Fredrickson points to the failure of the peer-reviewed journals that published Losada in the first place, writing in an e-mail that “what this process shows yet again is that peer review is not fail-safe. It is the best we have, though.” Likewise, Seligman, who cites the ratio multiple times in Flourish and in his presentations on achieving happiness, says that he relied on those peer reviewers and that his understanding of the ratio was “very superficial.”

Sokal, however, argues that the mathematics in the ratio is not that complicated and that basing a theory or a book on an idea just because it’s published in a journal is unwise. “I would say that it’s rather naïve for a researcher in psychology to assume that anything published in an applied-mathematics journal is automatically completely correct—much less that it can be applied in psychology as a ‘black box’ without even bothering to understand what is inside it,” he writes in an e-mail.

The researcher who came up with the ratio to begin with, Marcial Losada, has so far been silent on the controversy. Even Fredrickson has had trouble getting in touch with her co-author and says now that she is “troubled by Losada’s lack of attention to this matter.”

He did respond to e-mail questions from The Chronicle. He writes that he started to read the Brown paper but “lost interest” when he discovered what he says were gross miscalculations. He also points out that his paper has been cited favorably many times and that this is the first negative appraisal. However, Losada, who is chief executive of Losada Line Consulting and has a Ph.D. in psychology from the University of Michigan, doesn’t address the serious questions raised by the paper, which is perhaps understandable considering that he never finished reading it.

American Psychologist asked him to write a response, but he declined. “I didn’t have the time to prepare a proper response,” he writes in an e-mail. “I am not an academic, I am a consultant to business and I am fully booked for the rest of 2013. The demand for training in my model has taken all my available time.
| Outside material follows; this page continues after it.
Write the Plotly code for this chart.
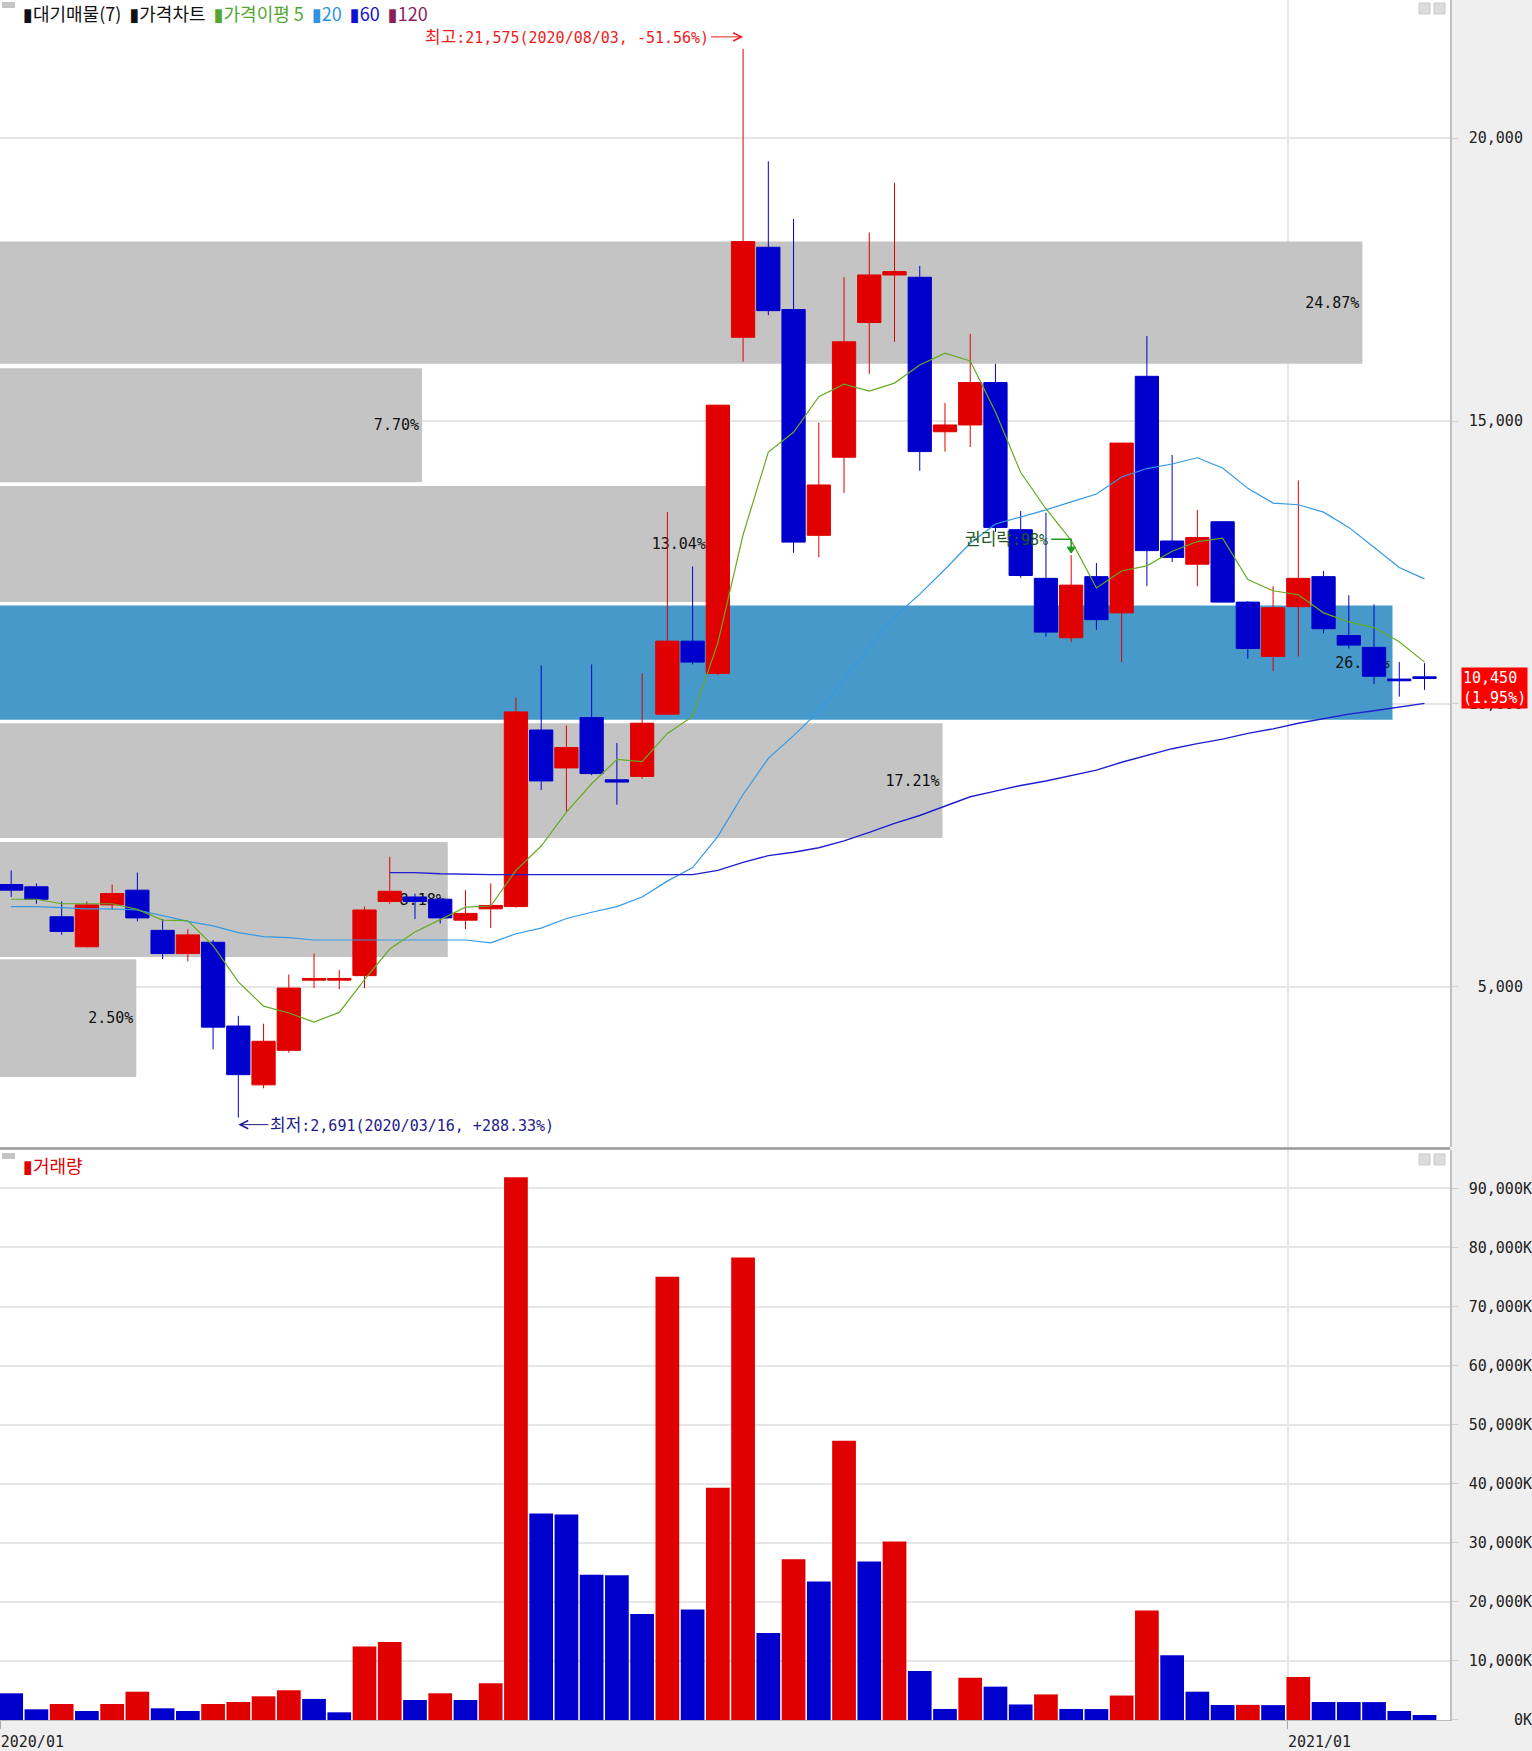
import pandas as pd
import plotly.graph_objects as go

# ---------------- data ----------------
dates = pd.date_range("2020-01-13", periods=57, freq="7D")

opens = [6810, 6770, 6240, 5710, 6450, 6710, 6000, 5590, 5790, 4310,
         3270, 3880, 5120, 5120, 5200, 6510, 6590, 6550, 6180, 6380,
         6420, 9540, 8870, 9760, 8660, 8720, 9820, 11110, 10540, 16480,
         18070, 16970, 12980, 14360, 16740, 17580, 17540, 14810, 14930, 15680,
         13080, 12220, 11170, 12250, 11610, 15790, 12880, 12470, 13220, 11800,
         10840, 11720, 12250, 11210, 11000, 10440, 10480]
highs = [7060, 6830, 6510, 6510, 6810, 7020, 6200, 6020, 5830, 4490,
         4350, 5220, 5590, 5300, 6420, 7300, 6650, 6590, 6710, 6830,
         10110, 10680, 9620, 10700, 9310, 10540, 13390, 12430, 15280, 21575,
         19590, 18570, 14970, 17540, 18330, 19210, 17740, 15320, 16540, 16010,
         13410, 13380, 12630, 12490, 14610, 16500, 14400, 13430, 13220, 11820,
         12080, 13950, 12350, 11920, 11760, 10740, 10720]
lows = [6590, 6470, 5920, 5700, 6360, 6160, 5490, 5450, 3900, 2691,
        3210, 3840, 4980, 4960, 4980, 6470, 6200, 6120, 6020, 6040,
        6400, 8480, 8090, 8740, 8220, 8680, 9820, 10700, 10510, 16050,
        16870, 12670, 12590, 13730, 15830, 16400, 14120, 14460, 14540, 13040,
        12230, 11190, 11090, 11310, 10740, 12080, 12510, 12080, 11800, 10800,
        10580, 10840, 11250, 10980, 10350, 10130, 10250]
closes = [6710, 6550, 5980, 6450, 6650, 6220, 5590, 5920, 4290, 3450,
          4040, 4980, 5150, 5150, 6360, 6690, 6510, 6220, 6300, 6440,
          9860, 8640, 9230, 8770, 8620, 9660, 11110, 10740, 15280, 18170,
          16950, 12860, 13870, 16400, 17580, 17640, 14460, 14930, 15680, 13120,
          12270, 11270, 12100, 11490, 14610, 12710, 12590, 12940, 11800, 10980,
          11700, 12220, 11330, 11040, 10490, 10410, 10450]
volumes_k = [4520, 1810, 2710, 1520, 2710, 4790, 1980, 1520, 2710, 3050,
             4010, 5030, 3570, 1300, 12460, 13220, 3390, 4520, 3390, 6220,
             91900, 34970, 34780, 24570, 24500, 17950, 75060, 18700, 39320, 78280,
             14730, 27220, 23440, 47260, 26840, 30240, 8300, 1870, 7170, 5650,
             2630, 4330, 1870, 1850, 4140, 18520, 10950, 4790, 2540, 2560,
             2520, 7280, 3050, 3040, 3030, 1520, 850]

ma5 = [6550, 6550, 6470, 6470, 6470, 6370, 6180, 6170, 5730, 5090,
       4660, 4540, 4380, 4550, 5130, 5670, 5970, 6190, 6410, 6430,
       7060, 7490, 8090, 8590, 9020, 8980, 9480, 9780, 11080, 12990,
       14450, 14800, 15430, 15650, 15530, 15670, 15990, 16200, 16060, 15160,
       14090, 13450, 12890, 12050, 12350, 12440, 12700, 12870, 12930, 12200,
       12000, 11930, 11610, 11450, 11350, 11100, 10740]
ma20 = [6420, 6420, 6400, 6380, 6380, 6360, 6260, 6160, 6080, 5960,
        5890, 5870, 5830, 5830, 5830, 5830, 5830, 5830, 5830, 5780,
        5940, 6040, 6210, 6320, 6420, 6590, 6870, 7110, 7660, 8400,
        9040, 9440, 9870, 10430, 11000, 11540, 11940, 12380, 12840, 13180,
        13300, 13430, 13570, 13710, 14010, 14160, 14240, 14350, 14170, 13810,
        13550, 13520, 13390, 13120, 12770, 12410, 12210]
ma60 = [None] * 15 + [7020, 7020, 7000, 6990, 6985,
                      6985, 6985, 6985, 6985, 6985, 6985, 6985, 6985, 7060, 7200,
                      7320, 7380, 7460, 7580, 7730, 7890, 8030, 8200, 8360, 8460,
                      8560, 8640, 8740, 8830, 8970, 9090, 9210, 9300, 9380, 9480,
                      9560, 9660, 9740, 9820, 9880, 9950, 10010]

profile_low = [3410, 5530, 7630, 9720, 11800, 13920, 16010]
profile_high = [5490, 7560, 9660, 11740, 13850, 15930, 18170]
profile_size = [2.49, 8.18, 17.22, 25.44, 12.95, 7.71, 24.89]
profile_labels = ["2.50%", "8.18%", "17.21%", "26.50%", "13.04%", "7.70%", "24.87%"]

year_ticks = ["2020/01", "2021/01"]
last_change_pct = 1.95
ex_rights_date = "2020-11-02"
ex_rights_label = "권리락:98%"

# ---------------- style ----------------
MONO = "DejaVu Sans Mono, Noto Sans CJK KR, sans-serif"
KFONT = "Noto Sans CJK KR, DejaVu Sans, sans-serif"
RED = "#e00000"
BLUE = "#0000cc"
GRID = "#e6e6e6"
GRAY_BAND = "#c4c4c4"
HI_BAND = "#4699c8"

W, H = 1532, 1751
ML, MR, MT, MB = 0, 79, 0, 25
PW, PH = W - ML - MR, H - MT - MB
MAIN_BOTTOM_PX = 1151
VOL_TOP_PX = 1154
PRICE_RANGE = [2172, 22439]
VOL_RANGE = [0, 96500]
PROFILE_PX_PER_UNIT = 54.85


def pxx(px):
    return px / PW


def pxy(py):
    return 1 - py / PH


week = pd.Timedelta(days=7)
x_left = dates[0] - week * 0.443
x_right = dates[-1] + week * 1.01

tick_pos = []
for t in year_ticks:
    y, m = t.split("/")
    in_month = dates[(dates.year == int(y)) & (dates.month == int(m))]
    tick_pos.append(in_month[0] - pd.Timedelta(days=3))

fig = go.Figure()

# volume profile (대기매물)
last = closes[-1]
band_mid = [(lo + hi) / 2 for lo, hi in zip(profile_low, profile_high)]
band_h = [hi - lo for lo, hi in zip(profile_low, profile_high)]
band_col = [HI_BAND if lo <= last <= hi else GRAY_BAND
            for lo, hi in zip(profile_low, profile_high)]
fig.add_trace(go.Bar(
    orientation="h", x=profile_size, y=band_mid, width=band_h,
    marker=dict(color=band_col, line=dict(width=0)),
    text=profile_labels, textposition="inside", insidetextanchor="end",
    textangle=0, constraintext="none",
    textfont=dict(family=MONO, size=15, color="#111111"),
    xaxis="x", yaxis="y", hoverinfo="skip"))

# candles
fig.add_trace(go.Candlestick(
    x=dates, open=opens, high=highs, low=lows, close=closes,
    increasing=dict(line=dict(color=RED, width=1), fillcolor=RED),
    decreasing=dict(line=dict(color=BLUE, width=1), fillcolor=BLUE),
    whiskerwidth=0, xaxis="x2", yaxis="y", hoverinfo="skip"))

# moving averages
for vals, col, wd in [(ma20, "#3399e6", 1.2), (ma60, "#1f1fd0", 1.4), (ma5, "#66aa22", 1.2)]:
    fig.add_trace(go.Scatter(x=dates, y=vals, mode="lines",
                             line=dict(color=col, width=wd),
                             xaxis="x2", yaxis="y", hoverinfo="skip"))

# volume
vol_col = [BLUE] + [RED if volumes_k[i] > volumes_k[i - 1] else BLUE
                    for i in range(1, len(volumes_k))]
fig.add_trace(go.Bar(x=dates, y=volumes_k, marker=dict(color=vol_col, line=dict(width=0)),
                     xaxis="x3", yaxis="y2", hoverinfo="skip"))

main_dom = [pxy(MAIN_BOTTOM_PX), 1]
vol_dom = [0, pxy(VOL_TOP_PX)]

fig.update_layout(
    width=W, height=H,
    margin=dict(l=ML, r=MR, t=MT, b=MB, pad=0),
    paper_bgcolor="#efefef", plot_bgcolor="#ffffff",
    showlegend=False,
    font=dict(family=MONO, size=15, color="#222222"),
    boxgap=0.04, boxgroupgap=0.04, bargap=0.06,
    xaxis=dict(domain=[0, 1], anchor="y", range=[0, PW / PROFILE_PX_PER_UNIT],
               visible=False, fixedrange=True),
    xaxis2=dict(overlaying="x", anchor="y", type="date", range=[x_left, x_right],
                tickvals=tick_pos, showticklabels=False, ticks="",
                showgrid=True, gridcolor=GRID, gridwidth=1.5, zeroline=False,
                rangeslider=dict(visible=False)),
    xaxis3=dict(domain=[0, 1], anchor="y2", type="date", range=[x_left, x_right],
                tickvals=tick_pos, ticktext=year_ticks, ticklabelshift=32,
                ticklabeloverflow="allow",
                ticks="outside", ticklen=8, tickcolor="#aaaaaa",
                showgrid=True, gridcolor=GRID, gridwidth=1.5, zeroline=False,
                showline=True, linecolor="#b8b8b8", linewidth=1,
                tickfont=dict(family=MONO, size=15, color="#222222"),
                rangeslider=dict(visible=False)),
    yaxis=dict(domain=main_dom, anchor="x", side="right", range=PRICE_RANGE,
               tick0=0, dtick=5000, tickformat="\u00a0>6,d",
               showgrid=True, gridcolor=GRID, gridwidth=1.5, zeroline=False,
               ticks="outside", ticklen=6, tickcolor="#d0d0d0",
               showline=True, linecolor="#c0c0c0", linewidth=1.5,
               ticklabelstandoff=8,
               tickfont=dict(family=MONO, size=15, color="#222222")),
    yaxis2=dict(domain=vol_dom, anchor="x3", side="right", range=VOL_RANGE,
                tick0=0, dtick=10000, tickformat="\u00a0>6,d", ticksuffix="K",
                showgrid=True, gridcolor=GRID, gridwidth=1.5, zeroline=False,
                ticks="outside", ticklen=6, tickcolor="#d0d0d0",
                showline=True, linecolor="#c0c0c0", linewidth=1.5,
                ticklabelstandoff=8,
                tickfont=dict(family=MONO, size=15, color="#222222")),
)

# ---------------- annotations ----------------
hi_idx = max(range(len(highs)), key=lambda i: highs[i])
lo_idx = min(range(len(lows)), key=lambda i: lows[i])
KSPAN = '<span style="font-size:17px">{}</span>'
hi_txt = KSPAN.format("최고") + ":{:,}({}, {:+.2f}%)".format(
    highs[hi_idx], dates[hi_idx].strftime("%Y/%m/%d"), (last / highs[hi_idx] - 1) * 100)
lo_txt = KSPAN.format("최저") + ":{:,}({}, {:+.2f}%)".format(
    lows[lo_idx], dates[lo_idx].strftime("%Y/%m/%d"), (last / lows[lo_idx] - 1) * 100)
ann = []
ann.append(dict(x=dates[hi_idx], y=highs[hi_idx], xref="x2", yref="y", text=hi_txt,
                showarrow=True, ax=-32, ay=0, axref="pixel", ayref="pixel",
                xanchor="right", yanchor="middle", yshift=12,
                arrowhead=5, arrowsize=1.6, arrowwidth=1, arrowcolor="#ee1c1c",
                font=dict(family=MONO, size=15, color="#ee1c1c")))
ann.append(dict(x=dates[lo_idx], y=lows[lo_idx], xref="x2", yref="y", text=lo_txt,
                showarrow=True, ax=30, ay=0, axref="pixel", ayref="pixel",
                xanchor="left", yanchor="middle", yshift=-7,
                arrowhead=5, arrowsize=1.6, arrowwidth=1, arrowcolor="#1c1c8c",
                font=dict(family=MONO, size=15, color="#1c1c8c")))
ex_i = list(dates).index(pd.Timestamp(ex_rights_date))
ann.append(dict(x=dates[ex_i], y=highs[ex_i], xref="x2", yref="y",
                text=KSPAN.format(ex_rights_label[:3]) + ex_rights_label[3:],
                showarrow=False, xanchor="right", yanchor="middle", xshift=-21, yshift=16,
                font=dict(family=MONO, size=15, color="#1e5a1e")))
# current price tag
ann.append(dict(x=pxx(1464), y=last, xref="paper", yref="y",
                text="{:,}<br>({:.2f}%)".format(last, last_change_pct),
                showarrow=False, xanchor="left", yanchor="top", yshift=12,
                align="left", bgcolor="#ff0000", borderpad=1,
                font=dict(family=MONO, size=15, color="#ffffff")))
# panel legends
SP = "\u00a0 "
legend_html = ('<span style="color:#111111">▮대기매물(7)</span>' + SP +
               '<span style="color:#111111">▮가격차트</span>' + SP +
               '<span style="color:#55a630">▮가격이평 5</span>' + SP +
               '<span style="color:#2d95e0">▮20</span>' + SP +
               '<span style="color:#1010d0">▮60</span>' + SP +
               '<span style="color:#8b1e5c">▮120</span>')
ann.append(dict(x=pxx(21), y=pxy(13), xref="paper", yref="paper", text=legend_html,
                showarrow=False, xanchor="left", yanchor="middle",
                font=dict(family=KFONT, size=18, color="#111111")))
ann.append(dict(x=pxx(21), y=pxy(1169), xref="paper", yref="paper",
                text='<span style="color:#e00000">▮거래량</span>',
                showarrow=False, xanchor="left", yanchor="middle",
                font=dict(family=KFONT, size=18, color="#e00000")))
fig.update_layout(annotations=ann)

# ---------------- shapes ----------------
shapes = []
# separator between panels
shapes.append(dict(type="line", xref="paper", yref="paper", x0=0, x1=1,
                   y0=pxy(1152.5), y1=pxy(1152.5), line=dict(color="#9a9a9a", width=2.5)))
# ex-rights marker
shapes.append(dict(type="path", xref="x2", yref="y", xsizemode="pixel", ysizemode="pixel",
                   xanchor=dates[ex_i], yanchor=highs[ex_i],
                   path="M -20,16 L 0,16 L 0,5", line=dict(color="#229922", width=1.5)))
shapes.append(dict(type="path", xref="x2", yref="y", xsizemode="pixel", ysizemode="pixel",
                   xanchor=dates[ex_i], yanchor=highs[ex_i],
                   path="M -4,8 L 4,8 L 0,2 Z", fillcolor="#229922",
                   line=dict(color="#229922", width=1)))
# panel icons
for top in (3, 1158):
    for left in (1422, 1437):
        shapes.append(dict(type="rect", xref="paper", yref="paper",
                           x0=pxx(left), x1=pxx(left + 11), y0=pxy(top), y1=pxy(top + 11),
                           fillcolor="#dcdcdc", line=dict(color="#c8c8c8", width=1)))
    shapes.append(dict(type="rect", xref="paper", yref="paper",
                       x0=pxx(2), x1=pxx(15), y0=pxy(top - 1), y1=pxy(top + 5),
                       fillcolor="#c4c4c4", line=dict(width=0)))
fig.update_layout(shapes=shapes)

fig.write_html("out.html", config={"displayModeBar": False},
               post_script="document.body.style.margin='0';")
My priority is not to publish, but to attend my clients properly.”

Papers turn out to be flawed all the time. But this was a widely cited paper that has remained a powerful talking point in the how-humans-flourish literature for years. And the timing of the Brown paper is not good for social psychology, which is struggling with the problem of results that can’t be replicated, with high-profile researchers—like Diederik Stapel—who turn out to be con artists. Having two big names in the field, Fredrickson and Seligman, admit that they didn’t even understand the ratio they featured in presentations and popular books doesn’t exactly inspire confidence.

Fredrickson says she has no regrets and sees what happened as a consequence of “pushing the boundaries of what the science of emotion can offer.”

Both Sokal and Brown say they are surprised that no one, before now, had taken a more skeptical look at such a revolutionary ratio. “The main claim made by Fredrickson and Losada is so implausible on its face that some red flags ought to have been raised,” Sokal writes in an e-mail. “At this point I can’t resist drawing the analogy with the reaction of the editors of Social Text to a certain strange manuscript that appeared on their desks in the fall of 1995.”